The Eternal City is broken, so who can fix it?

Letter from Rome

People silhouetted near Trevi's fountain in Rome. (Photo by Marco Bertorello/AFP)

When I arrived in Rome some 32 years ago the city was at the tail-end of the "Dolce Vita," a post-World War II boom period in Italy that the brilliant Federico Fellini satirized in his 1960 film of the same name.

The country was enjoying three or more decades of ongoing modernization and was experiencing vigorous growth in its economy and jobs market.

The largely agrarian Italy of the pre-war years, the remnant of an ancient feudal society, had already been transformed into one of Europe’s industrial leaders and there was a pervasive confidence that this period of increasing prosperity would never end.
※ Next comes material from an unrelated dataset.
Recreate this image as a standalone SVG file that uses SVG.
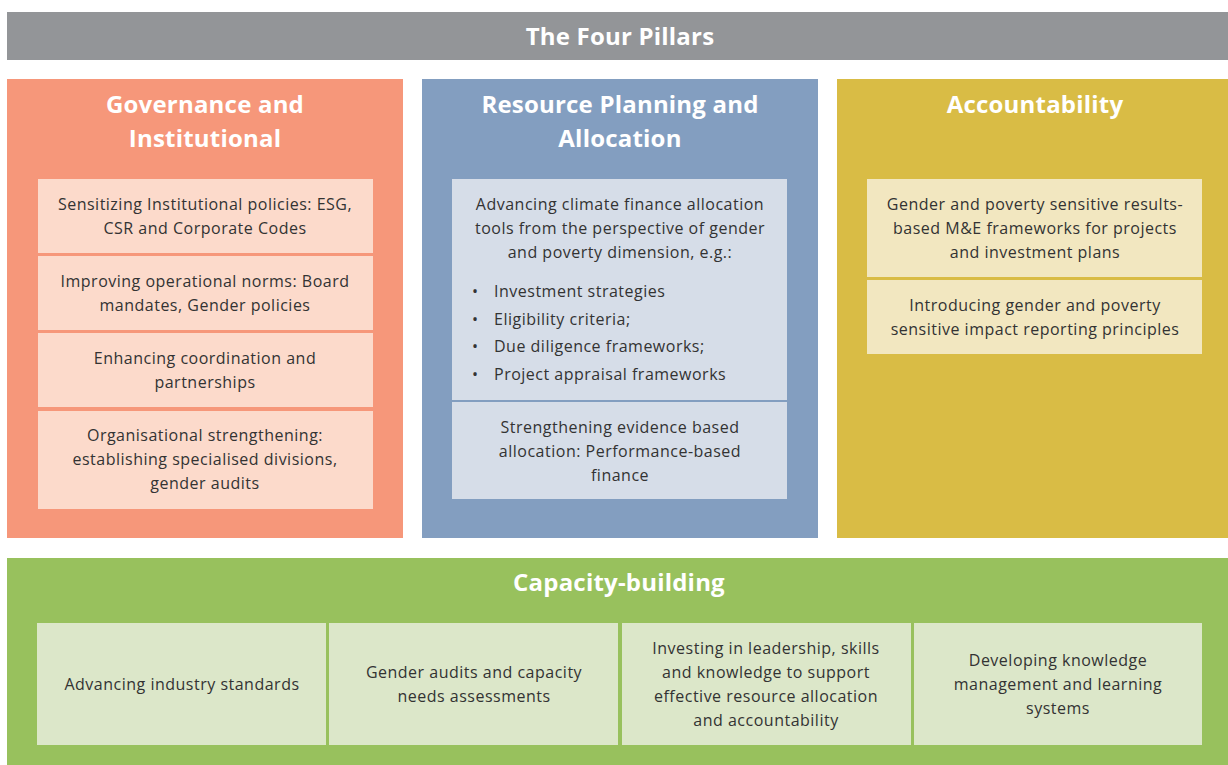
<svg xmlns="http://www.w3.org/2000/svg" width="1228" height="765" viewBox="0 0 1228 765">
<style>
.h{font-family:"Open Sans","Liberation Sans",sans-serif;font-weight:700;font-size:24px;letter-spacing:0.2px;fill:#ffffff;text-anchor:middle}
.t{font-family:"Open Sans","Liberation Sans",sans-serif;font-size:16px;letter-spacing:0.5px;fill:#333333;text-anchor:middle}
.l{font-family:"Open Sans","Liberation Sans",sans-serif;font-size:16px;letter-spacing:0.5px;fill:#333333;text-anchor:start}
</style>
<rect width="1228" height="765" fill="#ffffff"/>
<g id="title">
<rect x="7" y="12" width="1221" height="48" fill="#939598"/>
<text class="h" x="620" y="44.5">The Four Pillars</text>
</g>
<g id="governance">
<rect x="7" y="79" width="396" height="459" fill="#F6977A"/>
<text class="h" x="205" y="112.5">Governance and</text>
<text class="h" x="205" y="146.5">Institutional</text>
<g id="gov1"><rect x="38" y="179" width="335" height="74" fill="#FCDACB"/>
<text class="t" x="205" y="209.5">Sensitizing Institutional policies: ESG,</text>
<text class="t" x="205" y="233.5">CSR and Corporate Codes</text></g>
<g id="gov2"><rect x="38" y="256" width="335" height="74" fill="#FCDACB"/>
<text class="t" x="205" y="286.5">Improving operational norms: Board</text>
<text class="t" x="205" y="310.5">mandates, Gender policies</text></g>
<g id="gov3"><rect x="38" y="333" width="335" height="74" fill="#FCDACB"/>
<text class="t" x="205" y="363.5">Enhancing coordination and</text>
<text class="t" x="205" y="387.5">partnerships</text></g>
<g id="gov4"><rect x="38" y="411" width="335" height="98" fill="#FCDACB"/>
<text class="t" x="205" y="440.5">Organisational strengthening:</text>
<text class="t" x="205" y="464.5">establishing specialised divisions,</text>
<text class="t" x="205" y="488.5">gender audits</text></g>
</g>
<g id="resource">
<rect x="422" y="79" width="396" height="459" fill="#839EC0"/>
<text class="h" x="620" y="112.5">Resource Planning and</text>
<text class="h" x="620" y="146.5">Allocation</text>
<g id="res1"><rect x="452" y="179" width="335" height="221" fill="#D6DDE8"/>
<text class="t" x="620" y="209.5">Advancing climate finance allocation</text>
<text class="t" x="620" y="233.5">tools from the perspective of gender</text>
<text class="t" x="620" y="257.5">and poverty dimension, e.g.:</text>
<text class="l" x="472" y="296.5">•</text><text class="l" x="494" y="296.5">Investment strategies</text>
<text class="l" x="472" y="324.5">•</text><text class="l" x="494" y="324.5">Eligibility criteria;</text>
<text class="l" x="472" y="351.5">•</text><text class="l" x="494" y="351.5">Due diligence frameworks;</text>
<text class="l" x="472" y="379.5">•</text><text class="l" x="494" y="379.5">Project appraisal frameworks</text></g>
<g id="res2"><rect x="452" y="402" width="335" height="97" fill="#D6DDE8"/>
<text class="t" x="620" y="432.5">Strengthening evidence based</text>
<text class="t" x="620" y="456.5">allocation: Performance-based</text>
<text class="t" x="620" y="480.5">finance</text></g>
</g>
<g id="accountability">
<rect x="837" y="79" width="391" height="459" fill="#D9BC45"/>
<text class="h" x="1035" y="112.5">Accountability</text>
<g id="acc1"><rect x="867" y="179" width="335" height="98" fill="#F2E7C0"/>
<text class="t" x="1035" y="209.5">Gender and poverty sensitive results-</text>
<text class="t" x="1035" y="233.5">based M&amp;E frameworks for projects</text>
<text class="t" x="1035" y="257.5">and investment plans</text></g>
<g id="acc2"><rect x="867" y="280" width="335" height="74" fill="#F2E7C0"/>
<text class="t" x="1035" y="310.5">Introducing gender and poverty</text>
<text class="t" x="1035" y="334.5">sensitive impact reporting principles</text></g>
</g>
<g id="capacity">
<rect x="7" y="558" width="1221" height="207" fill="#98C15D"/>
<text class="h" x="619" y="590.5">Capacity-building</text>
<g id="cap1"><rect x="37" y="623" width="289" height="122" fill="#DCE7C9"/>
<text class="t" x="182" y="689.5">Advancing industry standards</text></g>
<g id="cap2"><rect x="329" y="623" width="289" height="122" fill="#DCE7C9"/>
<text class="t" x="474" y="677.5">Gender audits and capacity</text>
<text class="t" x="474" y="701.5">needs assessments</text></g>
<g id="cap3"><rect x="622" y="623" width="289" height="122" fill="#DCE7C9"/>
<text class="t" x="766" y="653.5">Investing in leadership, skills</text>
<text class="t" x="766" y="677.5">and knowledge to support</text>
<text class="t" x="766" y="701.5">effective resource allocation</text>
<text class="t" x="766" y="725.5">and accountability</text></g>
<g id="cap4"><rect x="914" y="623" width="288" height="122" fill="#DCE7C9"/>
<text class="t" x="1058" y="665.5">Developing knowledge</text>
<text class="t" x="1058" y="689.5">management and learning</text>
<text class="t" x="1058" y="713.5">systems</text></g>
</g>
<g id="connectors"></g>
</svg>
This was not a time of unbridled capitalism, however. Quite the contrary. Strong labor unions, a generous social welfare system and a carefully regulated economic and business sector offered security and peace of mind for the average Italian.

Bald ambition so apparent in other countries, such as the United States, was largely absent or at least masked by that inimitable Italian form of nonchalance and effortlessness known as bella figura — the art of always appearing to look good or at least cool, calm and collected.

"Va piano" — or, go slowly — was an essentially Italian piece of advice bosses and co-workers offered me early on and would repeat many, many times. It was part of an old saying: "Chi va piano va sano e va lotano." Those who go slowly, go sanely (or safely) and far.